Coqueluche des salonnards
Montée à Paris à l’occasion de ses premiers succès poétiques, elle est devenue l’amie de Fanny de Beauharnais et de la poète Anne-Marie du Boccage (1710-1802) alors très âgée. Fortunée est rapidement la coqueluche des salonnards avec «son visage d’enfant un peu poupard, éclairé par les plus jolis yeux qu’on puisse rêver, encadré de la façon la plus mignarde du monde par deux longues boucles de cheveux tombant d’une coiffure à la grecque, par deux anneaux d’or plus grands à coup sûr que les mignonnes oreilles qui les supportent. Comme elle est bien de son époque, la petite femme, avec son fourreau de mousseline dont la taille, remontée jusque sous les bras moule très exactement une gorge de fillette, entrouverte comme au dernier siècle, lorsque Delacourt ou Lawrence peignaient leurs jolies actrices poudrées.» (H. Clouzot décrivant le portrait par Mlle de noireterre, an X).
Dans l’article «Cabale littéraire» de l’Encyclopédie des connaissances utiles (T. 9, février-mars 1834), Hippolyte Dufey nous apporte des précisions sur la postérité de ces textes : «La littérature a toujours eu ses factions, ses cabales, comme la politique, ce mot ne se prend jamais qu’en mauvaise part. […] on retrouve le même engouement, les mêmes prétentions, les mêmes manœuvres dans les coryphées de l’hôtel Thélusson. Les femmes y dominaient : que sont devenues ces célébrités si vantées ? On a oublié jusqu’aux noms des Muses de cette époque contemporaine : les noms de Constance Pipelet et de Fortunée Briquet ont disparu sous les décombres du théâtre de leur gloire.» Il est toujours aisé de dénigrer les femmes qui créent à l’instar de Balzac a moquant les épigones George Sand dans La Muse du département (1837) et de Barbey cinglant le «bas-bleu» en 1878…

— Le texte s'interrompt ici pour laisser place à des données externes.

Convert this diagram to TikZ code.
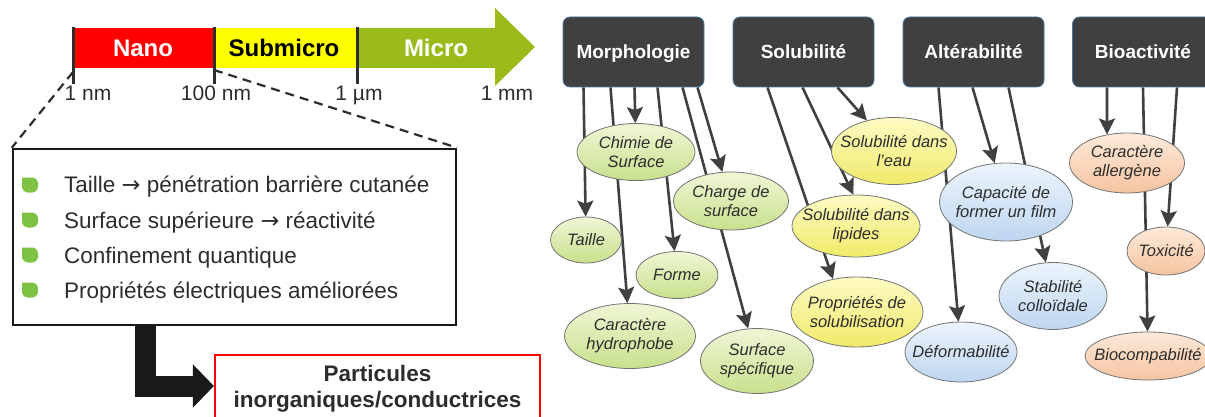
\documentclass[tikz,border=0pt]{standalone}
\usepackage{fontspec}
\setmainfont{Liberation Sans}
\newfontfamily\arrowfont{DejaVu Sans}
\usetikzlibrary{arrows.meta,positioning,calc,shapes.geometric}

\definecolor{nanored}{RGB}{255,0,0}
\definecolor{subyellow}{RGB}{255,255,0}
\definecolor{microgreen}{RGB}{155,187,26}
\definecolor{hdrgray}{RGB}{64,64,64}
\definecolor{hdrline}{RGB}{70,115,160}
\definecolor{arrgray}{RGB}{64,64,64}
\definecolor{bulgreen}{RGB}{125,194,66}
\definecolor{txtgray}{RGB}{45,45,45}
\definecolor{ellline}{RGB}{115,115,115}
\definecolor{greentop}{RGB}{240,246,214}
\definecolor{greenbot}{RGB}{200,224,140}
\definecolor{yellowtop}{RGB}{253,251,196}
\definecolor{yellowbot}{RGB}{240,234,105}
\definecolor{bluetop}{RGB}{236,244,252}
\definecolor{bluebot}{RGB}{190,214,240}
\definecolor{orangetop}{RGB}{253,234,218}
\definecolor{orangebot}{RGB}{245,196,160}

\pgfdeclarelayer{back}
\pgfsetlayers{back,main}

\newcommand{\toarrow}{{\arrowfont →}}

\tikzset{
  barlbl/.style={anchor=base, font=\bfseries\fontsize{24}{27}\selectfont},
  ticklbl/.style={anchor=base, text=txtgray, font=\fontsize{21}{24}\selectfont},
  tickline/.style={draw=txtgray, line width=3pt},
  zoomline/.style={draw=txtgray, line width=2.2pt, dash pattern=on 9pt off 6pt},
  bultext/.style={anchor=base west, inner sep=0pt, text=txtgray, font=\fontsize{22.5}{26}\selectfont},
  hdr/.style={rectangle, rounded corners=7pt, fill=hdrgray, draw=hdrline, line width=0.8pt,
    minimum width=141pt, minimum height=70pt, text height=14pt, text depth=0pt,
    text=white, font=\bfseries\fontsize{19}{22}\selectfont},
  prop/.style={ellipse, draw=ellline, line width=0.8pt, inner xsep=-30pt, inner ysep=-10pt,
    align=center, text=txtgray, font=\itshape\fontsize{16.5}{19}\selectfont},
  pgreen/.style={prop, top color=greentop, bottom color=greenbot},
  pyellow/.style={prop, top color=yellowtop, bottom color=yellowbot},
  pblue/.style={prop, top color=bluetop, bottom color=bluebot},
  porange/.style={prop, top color=orangetop, bottom color=orangebot},
  arr/.style={draw=arrgray, line width=2.6pt, -{Stealth[length=16pt,width=16pt,inset=3pt]}},
}

\begin{document}
\begin{tikzpicture}[x=1pt,y=-1pt]
\useasboundingbox (0,0) rectangle (1205,417);

% Scale bar
\fill[nanored] (73,28) rectangle (214,68);
\fill[subyellow] (214,28) rectangle (357,68);
\fill[microgreen] (357,28) -- (495,28) -- (495,8) -- (535,47) -- (495,86) -- (495,68) -- (357,68) -- cycle;
\foreach \x in {73,214,357}
  \draw[tickline] (\x,27) -- (\x,84);

\node[barlbl, text=white] (nano) at (143,57) {Nano};
\node[barlbl, text=black] (submicro) at (284,57) {Submicro};
\node[barlbl, text=white] (micro) at (436,57) {Micro};

\node[ticklbl] (l1) at (88,101) {1 nm};
\node[ticklbl] (l2) at (216,101) {100 nm};
\node[ticklbl] (l3) at (359,101) {1 µm};
\node[ticklbl] (l4) at (507,101) {1 mm};

\coordinate (t1) at (73,72);
\coordinate (t2) at (214,70);

% Properties box
\node[rectangle, draw=black!90, line width=2.5pt, minimum width=443pt, minimum height=176pt] (props) at (234.5,237) {};
\draw[zoomline] (t1) -- (props.north west);
\draw[zoomline] (t2) -- (props.north east);

\foreach \y in {185,220,255,290}
  \fill[bulgreen] (22,\y-7.5) -- (31,\y-7.5) [rounded corners=6pt] -- (38,\y-7.5) -- (38,\y+7.5) -- (22,\y+7.5) [sharp corners] -- cycle;

\node[bultext] (b1) at (64,193) {Taille \toarrow{} pénétration barrière cutanée};
\node[bultext] (b2) at (64,228) {Surface supérieure \toarrow{} réactivité};
\node[bultext] (b3) at (64,263) {Confinement quantique};
\node[bultext] (b4) at (64,298) {Propriétés électriques améliorées};

\node[rectangle, draw=nanored, line width=2.2pt, minimum width=325pt, minimum height=68pt, align=center,
  text=txtgray, font=\bfseries\fontsize{22.5}{26}\selectfont] (part) at (377.5,389) {Particules\\inorganiques/conductrices};

\draw[black!90, line width=21pt, -{Triangle[length=21pt,width=42pt]}] ([xshift=-89.5pt]props.south) |- ([yshift=3pt]part.west);

% Families
\node[hdr] (morph) at (633.5,52) {Morphologie};
\node[hdr] (solu) at (803.5,52) {Solubilité};
\node[hdr] (alter) at (973.5,52) {Altérabilité};
\node[hdr] (bioact) at (1143,52) {Bioactivité};

\node[pgreen, minimum width=118pt, minimum height=57pt] (chimie) at (636,152) {Chimie de\\Surface};
\node[pgreen, minimum width=71pt, minimum height=46pt] (taille) at (586,240) {Taille};
\node[pgreen, minimum width=82pt, minimum height=47pt] (forme) at (677,275) {Forme};
\node[pgreen, minimum width=115pt, minimum height=58pt] (charge) at (731,201) {Charge de\\surface};
\node[pgreen, minimum width=131pt, minimum height=65pt] (hydro) at (630,336) {Caractère\\hydrophobe};
\node[pgreen, minimum width=113pt, minimum height=65pt] (surfspec) at (757,361) {Surface\\spécifique};

\node[pyellow, minimum width=125pt, minimum height=67pt] (eau) at (894,151) {Solubilité dans\\l'eau};
\node[pyellow, minimum width=128pt, minimum height=62pt] (lipides) at (856,226) {Solubilité dans\\lipides};
\node[pyellow, minimum width=132pt, minimum height=70pt] (solubil) at (857,312) {Propriétés de\\solubilisation};

\node[pblue, minimum width=133pt, minimum height=78pt] (film) at (1006,202) {Capacité de\\former un film};
\node[pblue, minimum width=108pt, minimum height=67pt] (colloid) at (1053,296) {Stabilité\\colloïdale};
\node[pblue, minimum width=112pt, minimum height=60pt] (deform) at (961,352) {Déformabilité};

\node[porange, minimum width=115pt, minimum height=60pt] (allerg) at (1127,163) {Caractère\\allergène};
\node[porange, minimum width=78pt, minimum height=48pt] (toxic) at (1166,251) {Toxicité};
\node[porange, minimum width=126pt, minimum height=48pt] (biocomp) at (1148,356) {Biocompabilité};

% Arrows
\begin{pgfonlayer}{back}
\draw[arr] ([xshift=-50pt]morph.south) -- (taille);
\draw[arr] ([xshift=-23pt]morph.south) -- (hydro);
\draw[arr] ([xshift=1pt]morph.south) -- (chimie);
\draw[arr] ([xshift=24pt]morph.south) -- (forme);
\draw[arr] ([xshift=49pt]morph.south) -- (surfspec);
\draw[arr] ([xshift=64pt]morph.south) -- (charge);

\draw[arr] ([xshift=-36pt]solu.south) -- (solubil.126);
\draw[arr] ([xshift=-1pt]solu.south) -- (lipides.95);
\draw[arr] ([xshift=34pt]solu.south) -- (eau);

\draw[arr] ([xshift=-35pt]alter.south) -- (deform);
\draw[arr] ([xshift=-1pt]alter.south) -- (film);
\draw[arr] ([xshift=35pt]alter.south) -- (colloid);

\draw[arr] ([xshift=-36pt]bioact.south) -- (allerg.125);
\draw[arr] (bioact.south) -- (biocomp);
\draw[arr] ([xshift=34pt]bioact.south) -- (toxic);
\end{pgfonlayer}

\end{tikzpicture}
\end{document}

Seulement, en 1804, Fortunée Briquet avait frappé un grand coup. Dédié «au Premier Consul et Président», son Dictionnaire historique, littéraire et bibliographique des françaises et des étrangères naturalisées composait le panégyrique de 562 femmes de culture, poètes, romancières, mécènes qui, depuis Agnès de Poitiers (1103-1159) jusqu’à l’académicienne de Rome Caroline Wuiet (1768-1834) en passant par Sophie Grandchamp, traductrice et enseignante d’astronomie, ou Madame de Scudéri et Elizabeth de Schoenau (XIIe siècle)… «Les sciences et les lettres comptent, parmi les écrivains français ou naturalisés en France, un assez grand nombre de femmes, depuis l’établissement de la monarchie jusqu’à nos jours, pour qu’il paraisse utile et agréable de les trouver réunies dans un Dictionnaire qui leur soit exclusivement consacré. Il est juste d’associer à leur gloire les Françaises qui se sont honorées par la protection qu’elles ont accordée aux gens de lettres. Cet ouvrage national n’existe point. J’ai osé l’entreprendre ; et c’est après quatre années de travaux que je le présente au public.» Avec la compilation des quatorze volumes de la «Collection des meilleurs ouvrages français composés par des femmes» de Louise de Kéralio (Paris, Lagrange, 1786-1789), Fortunée Briquet posait les premières bases d’une histoire culturelle que l’on ne finit pas de redécouvrir.